Uno de los hitos fundamentales que otrora testimoniaron la miserable situación de los trabajadores del campo fueron las marchas a nuestra capital de los cañeros de Bella Unión, registradas a comienzos de la década del sesenta, luego que un grupo de trabajadores azucareros ocupó los latifundios improductivos de Silva y Rosas, entre fines de los años cincuenta y comienzos de los sesenta, siendo brutalmente reprimidos por la policía y el ejército.
Esa épica obrera, que constituye un insoslayable mojón de la clase trabajadora en su tránsito hacia la emancipación, es un buen ejemplo de la situación deplorable que impera desde hace décadas en la deprimida campaña uruguaya, que le permite igualmente a los oligarcas del agronegocio enriquecerse, mientras sus empleados, obviamente peones, sobreviven como pueden.
En ese contexto, no es extraño que exista el trabajo infantil esclavo, aunque el corrupto intendente de Artigas, Pablo Caram, pretenda justificarlo y aduzca que se trata de niños y adolescentes que ayudan a sus padres, a la sazón productores familiares. Nadie en su sano juicio, en un pago chico donde todos se conocen y casi siempre reina la armonía, la buena convivencia, la empatía y el buen vínculo, denunciaría a un vecino por solicitarle ayuda a su hijo o hija en una tarea rural en régimen de economía familiar.
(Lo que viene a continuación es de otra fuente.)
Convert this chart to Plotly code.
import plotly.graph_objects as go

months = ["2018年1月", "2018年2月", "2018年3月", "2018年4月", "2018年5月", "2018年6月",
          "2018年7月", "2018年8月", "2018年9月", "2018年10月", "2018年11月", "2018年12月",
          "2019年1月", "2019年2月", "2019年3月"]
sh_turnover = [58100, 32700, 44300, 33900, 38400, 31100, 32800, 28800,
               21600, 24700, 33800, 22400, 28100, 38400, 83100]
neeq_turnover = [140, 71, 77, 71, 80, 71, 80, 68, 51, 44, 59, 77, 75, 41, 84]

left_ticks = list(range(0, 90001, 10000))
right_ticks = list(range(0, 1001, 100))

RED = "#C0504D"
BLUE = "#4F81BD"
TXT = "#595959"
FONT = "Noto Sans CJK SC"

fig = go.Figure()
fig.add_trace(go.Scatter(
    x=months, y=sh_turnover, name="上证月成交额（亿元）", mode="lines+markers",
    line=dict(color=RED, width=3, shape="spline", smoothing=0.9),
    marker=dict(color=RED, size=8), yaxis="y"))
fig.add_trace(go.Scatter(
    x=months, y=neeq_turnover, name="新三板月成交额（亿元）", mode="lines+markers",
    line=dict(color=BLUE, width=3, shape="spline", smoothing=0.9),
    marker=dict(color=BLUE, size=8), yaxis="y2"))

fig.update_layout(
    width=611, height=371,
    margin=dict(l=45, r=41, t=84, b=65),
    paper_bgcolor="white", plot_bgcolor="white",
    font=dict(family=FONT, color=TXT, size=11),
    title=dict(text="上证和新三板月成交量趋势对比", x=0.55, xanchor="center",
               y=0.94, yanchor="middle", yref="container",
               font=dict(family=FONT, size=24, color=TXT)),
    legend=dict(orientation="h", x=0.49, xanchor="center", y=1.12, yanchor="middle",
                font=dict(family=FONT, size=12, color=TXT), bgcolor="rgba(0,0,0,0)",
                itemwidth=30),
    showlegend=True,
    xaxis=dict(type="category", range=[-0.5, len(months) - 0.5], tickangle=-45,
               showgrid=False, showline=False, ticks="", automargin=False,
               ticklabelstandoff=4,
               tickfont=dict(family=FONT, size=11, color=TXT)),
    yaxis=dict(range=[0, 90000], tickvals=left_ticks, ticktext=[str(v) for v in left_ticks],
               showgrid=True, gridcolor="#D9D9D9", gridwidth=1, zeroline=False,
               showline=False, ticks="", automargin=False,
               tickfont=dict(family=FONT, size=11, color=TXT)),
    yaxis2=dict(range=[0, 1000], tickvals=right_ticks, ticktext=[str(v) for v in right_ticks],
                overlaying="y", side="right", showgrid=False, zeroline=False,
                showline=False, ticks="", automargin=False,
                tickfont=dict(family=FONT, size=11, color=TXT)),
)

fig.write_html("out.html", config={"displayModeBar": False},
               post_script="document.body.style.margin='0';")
Esta denuncia que llegó a las autoridades seguramente tiene un tenor bastante más profundo, que deviene del trabajo esclavo que, se sabe, desempeñan niños y adolescentes pertenecientes a las poblaciones en situación de extrema vulnerabilidad social.
Al respecto, Caram afirmó que “es mejor que criar vagos, y mejor que un niño trabaje en lugar de jugar con un celular”. Aunque en parte no le falta razón, los niños y los adolescentes, sobre todo aquellos pertenecientes a los estratos más pobres, deberían dedicarse a estudiar para no replicar la miseria de sus hogares de origen y alcanzar un mayor desarrollo humano.
¿Qué se puede esperar del intendente artiguense, a quien deberíamos bautizar como el virrey de Artigas, porque detenta un poder desmedido en su departamento y desarrolla prácticas de escandaloso clientelismo y nepotismo? En efecto, tanto en su administración anterior como en la presente, al único que le faltó acomodar fue a su perro, porque muchos de sus familiares trabajan en la Intendencia, con suculentos sueldos, pagados naturalmente por los contribuyentes.
Un testimonio de esta afirmación es el sonado caso de la funcionaria del gobierno departamental artiguense Stefani Severo, pareja del secretario general y hermano del intendente, Rodolfo Caram, quien cobró 180.000 pesos mensuales, por su salario y el pago de 196 horas “extra” -unos 94.000 pesos- por “trabajar” días feriados, cuando la sede comunal estaba cerrada.
Este político, que practica el clientelismo contumaz, también fue denunciado por un escándalo de corrupción observado por la Jutep, por haber contratado, por casi 4 millones de dólares, a empresas cuyos propietarios son subalternos y amigos. Todo dicho: un blanco corrupto y nepotista que, por añadidura, ampara la explotación laboral de menores.